- Born: October 3, 1962 (age 63) Seoul, South Korea
- Occupations: Fight Night at the Tech, founder
- Known for: Strikeforce, founder and CEO Bellator MMA, president

= Scott Coker =

American sports executive

Scott Coker (born October 3, 1962) is an American mixed martial artist, Taekwondoin, former movie stuntman, and combat sports promoter. He is the founder and former CEO of MMA promotion Strikeforce, former president of Bellator MMA, and founder of Fight Night at the Tech.

==Background==
Scott Coker was born in Seoul in 1962. His father, an American from Tennessee, had arrived in Korea shortly after the Korean War. He met Scott's mother, a Korean, while she was singing at a USO club. They married in December 1959. When he was approximately 9 years old, Scott and his family relocated to the United States, where they settled in San Jose, California in 1973.

Coker is an Ernie Reyes protégé and full-contact fight promoter covering Kickboxing, K-1, and MMA. Coker has obtained an 8th degree black belt in Taekwondo under Reyes and was an original member of the West Coast Demonstration Team. In 1986, Scott Coker became one of the first directors of ISKA.

==Mixed martial arts==

===Strikeforce===
Coker founded Strikeforce in 1985 as a kickboxing organization.

The promotion held its first MMA event, Strikeforce: Shamrock vs. Gracie, on March 10, 2006, at the HP Pavilion in San Jose, California. Over the next five years, Coker built the brand into the number two mixed martial arts promotion in the United States, partnering with both Showtime and CBS to televise their events. Strikeforce co-promoted some events with Elite Xtreme Combat, or EliteXC.
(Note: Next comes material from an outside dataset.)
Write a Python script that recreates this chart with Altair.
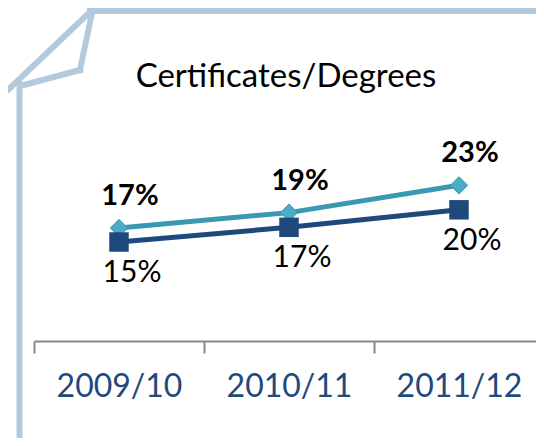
import altair as alt
import pandas as pd

years = ["2009/10", "2010/11", "2011/12"]
teal_values = [17.0, 19.2, 23.1]
navy_values = [15.0, 17.1, 19.6]
title_text = "Certificates/Degrees"

TEAL_LINE = "#3a98b0"
TEAL_MARK = "#4bacc6"
NAVY = "#1f497d"
FRAME = "#b3c9de"
AXIS_GRAY = "#878787"

df = pd.DataFrame({
    "year": years * 2,
    "series": ["teal"] * 3 + ["navy"] * 3,
    "value": teal_values + navy_values,
})

W, H = 502, 241
x = alt.X("year:N", sort=years,
          scale=alt.Scale(type="band", paddingInner=0, paddingOuter=0, range=[0, 510]),
          axis=alt.Axis(title=None, tickBand="extent", domainColor=AXIS_GRAY, domainWidth=2,
                        tickColor=AXIS_GRAY, tickWidth=2, tickSize=12, labelFont="Lato",
                        labelFontSize=32, labelColor=NAVY, labelPadding=18, labelAngle=0,
                        grid=False))
y = alt.Y("value:Q", scale=alt.Scale(domain=[0.857, 35.29], nice=False, zero=False), axis=None)

base = alt.Chart(df).transform_calculate(
    label="format(datum.value, '.0f') + '%'"
)

teal = base.transform_filter(alt.datum.series == "teal")
navy = base.transform_filter(alt.datum.series == "navy")

teal_line = teal.mark_line(color=TEAL_LINE, strokeWidth=5).encode(x=x, y=y)
teal_pts = teal.mark_point(shape="diamond", filled=True, size=300, color=TEAL_MARK, opacity=1,
                           stroke=TEAL_LINE, strokeWidth=1).encode(x=x, y=y)
navy_line = navy.mark_line(color=NAVY, strokeWidth=5).encode(x=x, y=y)
navy_pts = navy.mark_point(shape="square", filled=True, size=380, color=NAVY, opacity=1).encode(x=x, y=y)
teal_lbl = teal.mark_text(font="Lato", fontSize=29, fontWeight="bold", color="black",
                          dx=11, dy=-32).encode(x=x, y=y, text="label:N")
navy_lbl = navy.mark_text(font="Lato", fontSize=30, color="black",
                          dx=13, dy=31).encode(x=x, y=y, text="label:N")

title = alt.Chart(alt.Data(values=[{}])).mark_text(
    text=title_text, font="Lato", fontSize=33, color="black", baseline="alphabetic", align="center"
).encode(x=alt.value(252), y=alt.value(-13))

segments = [
    (56, -89, 530, -89),
    (57, -89, -25, -11),
    (58, -87, 46, -30),
    (46, -30, -14, -14),
    (-14.5, -16, -14.5, 360),
]
frame_layers = [
    alt.Chart(alt.Data(values=[{}])).mark_rule(color=FRAME, strokeWidth=6, strokeCap="square").encode(
        x=alt.value(a), y=alt.value(b), x2=alt.value(c), y2=alt.value(d))
    for a, b, c, d in segments
]

chart = alt.layer(
    *frame_layers, title, teal_line, teal_pts, navy_line, navy_pts, teal_lbl, navy_lbl
).properties(
    width=W, height=H,
    padding={"left": 26, "top": 92, "right": 0, "bottom": 97},
    autosize=alt.AutoSizeParams(type="none"),
).configure_view(stroke=None)

chart.save("out.html", embed_options={"renderer": "svg", "actions": False})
In March 2011, Strikeforce was purchased by Zuffa, LLC. Coker was retained by the company for a contractual period of three years, ending in April 2014.

===Bellator MMA===
On June 18, 2014, Coker was announced as the new President of Bellator MMA, replacing founder and CEO Bjorn Rebney. Coker was brought in to make
it a less tournament-focused promotion. After the selling of promotion in 2024, Coker did not transition with the ownership and resigned as CEO.

===Fight Night at the Tech===
In March 2024, four months after Bellator MMA was sold to PFL, Coker announced that he and Gilbert Melendez will debut a new MMA event called Fight Night at the Tech, on May 18, 2024.

==Awards==
- Combat Press
  - 2015 Executive of the Year

==Film career==
Coker has participated in various martial arts movies as a fighter, including Dragon Fight, The Last Dragon, and Surf Ninjas.